How to access huge hotel room discounts – with a deviously simple trick

Ruf and ready: Hotel in Pforzheim, southwest Germany - (Simon Calder)

Travel and the internet are made for each other. Every day millions of travellers can select from millions of offers of hotels, flights, trains and much else, and purchase the product swiftly at a decent price.

Some intermediaries have created customer-friendly platforms that make it easy to select and book travel. On the railway, Trainline offers an excellent experience (in return for a fee). And for hotels, Booking.com dominates the market so comprehensively that it is the most successful travel firm in the world – today valued at £136bn (for comparison, that is seven times more than Europe’s biggest budget airline, Ryanair).

On a typical transaction, Booking.com takes 15 per cent of the payment made by the guest. Some properties are happy to pay a slice to the intermediary because it helps with marketing and it can make life administratively easier. Others grumble that they have little choice but to make rooms available through the firm.

The giant travel platform is now seeking to persuade hoteliers to cut their rates for people who book online. I tried out the system in Pforzheim, southwest Germany.

There is nothing rough about the Hotel Ruf. It is a perfectly pleasant budget hotel catering mainly for people temporarily working in the area and a few tourists.

Agreed, the carpets in public areas could do with a deep clean. But everything else – from the pillow to the breakfast to the wifi – is excellent. It would be a good deal at €60 (£50), the price quoted on Booking.com when I checked on my laptop. But I paid £10 less.

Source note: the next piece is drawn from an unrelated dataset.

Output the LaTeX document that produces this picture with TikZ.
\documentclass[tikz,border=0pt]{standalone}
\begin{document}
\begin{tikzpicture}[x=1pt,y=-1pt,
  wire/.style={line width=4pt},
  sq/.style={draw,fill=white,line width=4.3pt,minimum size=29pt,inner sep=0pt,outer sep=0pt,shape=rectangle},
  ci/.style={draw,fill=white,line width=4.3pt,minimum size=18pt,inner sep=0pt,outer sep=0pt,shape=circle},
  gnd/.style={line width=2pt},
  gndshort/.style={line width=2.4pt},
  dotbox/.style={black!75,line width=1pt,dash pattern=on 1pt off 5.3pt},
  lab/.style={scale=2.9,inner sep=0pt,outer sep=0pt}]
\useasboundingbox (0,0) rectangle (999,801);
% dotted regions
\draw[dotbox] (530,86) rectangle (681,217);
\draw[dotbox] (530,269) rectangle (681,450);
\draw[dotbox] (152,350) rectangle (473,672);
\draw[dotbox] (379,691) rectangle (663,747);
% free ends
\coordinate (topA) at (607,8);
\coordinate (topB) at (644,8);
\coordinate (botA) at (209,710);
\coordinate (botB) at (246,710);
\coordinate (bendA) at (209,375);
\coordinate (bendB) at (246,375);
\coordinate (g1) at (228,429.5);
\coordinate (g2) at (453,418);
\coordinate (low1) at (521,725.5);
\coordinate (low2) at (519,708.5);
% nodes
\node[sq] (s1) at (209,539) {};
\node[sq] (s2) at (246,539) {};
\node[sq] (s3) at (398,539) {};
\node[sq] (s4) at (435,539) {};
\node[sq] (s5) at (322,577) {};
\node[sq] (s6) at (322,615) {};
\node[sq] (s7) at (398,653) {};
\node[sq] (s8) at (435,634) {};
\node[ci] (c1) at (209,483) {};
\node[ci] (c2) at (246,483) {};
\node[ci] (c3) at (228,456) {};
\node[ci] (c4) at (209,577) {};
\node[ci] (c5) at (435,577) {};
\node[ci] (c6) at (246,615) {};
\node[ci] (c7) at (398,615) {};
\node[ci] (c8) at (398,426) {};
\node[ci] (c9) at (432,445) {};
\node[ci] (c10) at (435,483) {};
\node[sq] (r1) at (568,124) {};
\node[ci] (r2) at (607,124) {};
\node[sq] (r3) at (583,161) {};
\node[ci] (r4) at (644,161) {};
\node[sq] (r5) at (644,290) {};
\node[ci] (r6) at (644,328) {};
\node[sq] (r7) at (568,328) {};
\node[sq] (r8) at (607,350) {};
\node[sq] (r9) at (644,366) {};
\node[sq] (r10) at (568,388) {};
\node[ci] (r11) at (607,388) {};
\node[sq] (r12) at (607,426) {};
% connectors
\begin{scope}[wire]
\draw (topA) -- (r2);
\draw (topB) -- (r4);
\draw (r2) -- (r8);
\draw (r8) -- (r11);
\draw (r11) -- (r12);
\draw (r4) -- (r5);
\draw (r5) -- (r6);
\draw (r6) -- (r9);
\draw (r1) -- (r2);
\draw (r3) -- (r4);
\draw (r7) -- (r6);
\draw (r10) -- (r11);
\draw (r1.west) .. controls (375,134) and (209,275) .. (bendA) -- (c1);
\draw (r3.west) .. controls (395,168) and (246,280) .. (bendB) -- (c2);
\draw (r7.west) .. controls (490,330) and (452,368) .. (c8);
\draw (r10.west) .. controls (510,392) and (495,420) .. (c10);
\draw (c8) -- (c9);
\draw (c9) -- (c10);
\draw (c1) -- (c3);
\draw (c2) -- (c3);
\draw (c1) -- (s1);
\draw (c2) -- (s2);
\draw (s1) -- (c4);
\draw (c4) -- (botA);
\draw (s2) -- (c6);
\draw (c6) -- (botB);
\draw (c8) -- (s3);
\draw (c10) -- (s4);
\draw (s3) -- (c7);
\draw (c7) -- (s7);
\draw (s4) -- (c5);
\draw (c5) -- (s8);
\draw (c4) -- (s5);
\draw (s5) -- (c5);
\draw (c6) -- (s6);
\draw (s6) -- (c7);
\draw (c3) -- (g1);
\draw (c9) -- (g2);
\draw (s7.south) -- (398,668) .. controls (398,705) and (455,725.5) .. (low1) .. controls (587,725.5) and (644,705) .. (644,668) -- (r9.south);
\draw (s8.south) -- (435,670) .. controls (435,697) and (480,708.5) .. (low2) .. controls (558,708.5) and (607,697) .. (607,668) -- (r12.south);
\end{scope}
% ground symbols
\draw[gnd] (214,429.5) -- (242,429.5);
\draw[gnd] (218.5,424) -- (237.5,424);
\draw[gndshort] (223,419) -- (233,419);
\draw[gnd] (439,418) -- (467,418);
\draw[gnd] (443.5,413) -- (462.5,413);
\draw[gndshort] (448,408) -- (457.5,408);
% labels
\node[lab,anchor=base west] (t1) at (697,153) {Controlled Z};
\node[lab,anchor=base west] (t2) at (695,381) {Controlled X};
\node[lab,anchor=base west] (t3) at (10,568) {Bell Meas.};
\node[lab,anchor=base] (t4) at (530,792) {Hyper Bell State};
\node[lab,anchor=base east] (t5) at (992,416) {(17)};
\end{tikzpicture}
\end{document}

This is how the system works.

What are mobile-only rates?

Booking.com tells hoteliers “you can increase your bookings from mobile devices by up to 30 per cent by offering special mobile rates”. This is “a special discounted rate that’s only visible when travellers use our app or access our website via a mobile browser.”

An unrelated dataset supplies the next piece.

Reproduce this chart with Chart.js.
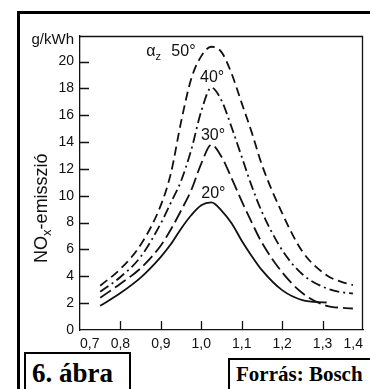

The idea is that people will be attracted with special deals, especially millennials – people born between the early 1980s and the late 1990s. Booking.com says these prospective guests “are more likely to book using mobile devices”.

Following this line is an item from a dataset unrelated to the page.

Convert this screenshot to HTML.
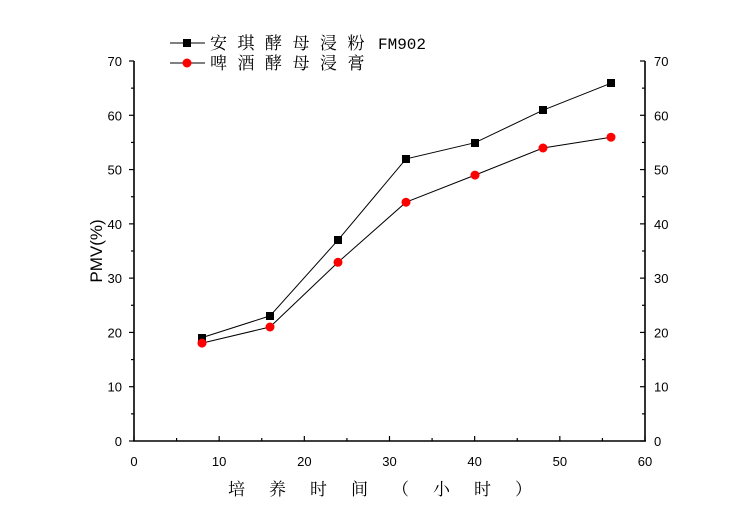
<!DOCTYPE html>
<html><head><meta charset="utf-8"><style>body{margin:0;background:#fff}svg{display:block}</style></head>
<body>
<svg width="750" height="529" viewBox="0 0 750 529" xmlns="http://www.w3.org/2000/svg" font-family="Liberation Sans, sans-serif">
<rect width="750" height="529" fill="#fff"/>
<g stroke="#000" stroke-width="1.6" fill="none">
<line x1="134" y1="61" x2="134" y2="441"/>
<line x1="645" y1="61" x2="645" y2="441"/>
<line x1="133" y1="441" x2="646" y2="441"/>
</g>
<g stroke="#000" stroke-width="1.2" id="ticks"></g>
<g font-size="13" fill="#000" id="labels"></g>
<polyline fill="none" stroke="#000" stroke-width="1" points="202,337.6 270,315.9 338,240.1 406,158.9 475,142.7 543,110.2 611,83.2"/>
<polyline fill="none" stroke="#000" stroke-width="1" points="202,343.1 270,327.0 338,262.3 406,202.2 475,175.1 543,148.0 611,137.2"/>
<g fill="#000">
<rect x="198" y="334" width="8" height="8"/><rect x="266" y="312" width="8" height="8"/><rect x="334" y="236" width="8" height="8"/><rect x="402" y="155" width="8" height="8"/><rect x="471" y="139" width="8" height="8"/><rect x="539" y="106" width="8" height="8"/><rect x="607" y="79" width="8" height="8"/>
</g>
<g fill="#f00">
<circle cx="202" cy="343.1" r="4.5"/><circle cx="270" cy="327" r="4.5"/><circle cx="338" cy="262.3" r="4.5"/><circle cx="406" cy="202.2" r="4.5"/><circle cx="475" cy="175.1" r="4.5"/><circle cx="543" cy="148" r="4.5"/><circle cx="611" cy="137.2" r="4.5"/>
</g>
<line x1="170" y1="43" x2="205" y2="43" stroke="#000"/>
<rect x="183" y="39" width="8" height="8" fill="#000"/>
<line x1="170" y1="63" x2="205" y2="63" stroke="#000"/>
<circle cx="187" cy="63" r="4.5" fill="#f00"/>
<text x="210" y="49" font-size="17" font-family="Liberation Serif, Noto Serif CJK SC, serif" letter-spacing="10.5">安琪酵母浸粉</text>
<text x="378" y="49" font-size="16" font-family="Liberation Mono, monospace">FM902</text>
<text x="210" y="69" font-size="17" font-family="Liberation Serif, Noto Serif CJK SC, serif" letter-spacing="10.5">啤酒酵母浸膏</text>
<text x="102" y="251" font-size="17" text-anchor="middle" transform="rotate(-90 102 251)">PMV(%)</text>
<text x="228" y="495" font-size="17" font-family="Liberation Serif, Noto Serif CJK SC, serif" letter-spacing="24">培养时间（小时）</text>
<script>
var t=document.getElementById('ticks'),l=document.getElementById('labels'),ns='http://www.w3.org/2000/svg';
function ln(a,b,c,d){var e=document.createElementNS(ns,'line');e.setAttribute('x1',a);e.setAttribute('y1',b);e.setAttribute('x2',c);e.setAttribute('y2',d);t.appendChild(e);}
function tx(x,y,s,an){var e=document.createElementNS(ns,'text');e.setAttribute('x',x);e.setAttribute('y',y);e.setAttribute('text-anchor',an);e.textContent=s;l.appendChild(e);}
for(var v=0;v<=60;v+=5){var x=134+v*511/60;var L=v%10?3:5;ln(x,441,x,441-L);if(v%10==0)tx(x,466,v,'middle');}
for(var v=0;v<=70;v+=5){var y=441-v*380/70;var L=v%10?3:5;ln(134,y,134-L,y);ln(645,y,645-L,y);if(v%10==0){tx(122,y+5,v,'end');tx(654,y+5,v,'start');}}
</script>
</svg>
</body></html>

I am not technically in that age bracket, but I still know how to use a mobile phone. The booking platform tells hoteliers: “The majority of reservations on our platform are made using mobile devices, so offering a mobile rate helps you tap into this potential.

“Targeting mobile users is more important than ever, since increasing numbers of travellers use mobile devices when both thinking ahead to future trips and booking spontaneously.”

Ruf night: A single Economy Room at the German hotel (Simon Calder)

Is there a fixed discount?

That is up to the proprietor. Booking.com says: “You can choose to offer a discount of at least 10 per cent but for the best results, we recommend 15 per cent.”

The discount I got was 18 per cent. The poor proprietor took only £34, I calculate, for a room – and the excellent breakfast – that was worth twice as much. Because I prefer to deal direct, before I clicked to book I went to the reception desk and said if they could match the deal, I would gladly pay direct. That way, the hotel would get the full £40 I paid.

But the guy on duty said: “I just cannot match that. So you better go through Booking.com.”

I duly made the booking on my phone.

Roll with it: breakfast at the Hotel Ruf (Simon Calder)

Do you know any other enterprises that offer different rates?

The only one that I have used is the app for LNER, the train operator on the East Coast main line. It offers “split tickets” – not shown on the website. I also use Uber for train tickets because of the discount (in the form of Uber credit) offered – and I imagine that almost everyone uses a smartphone to use the app rather than going to a website.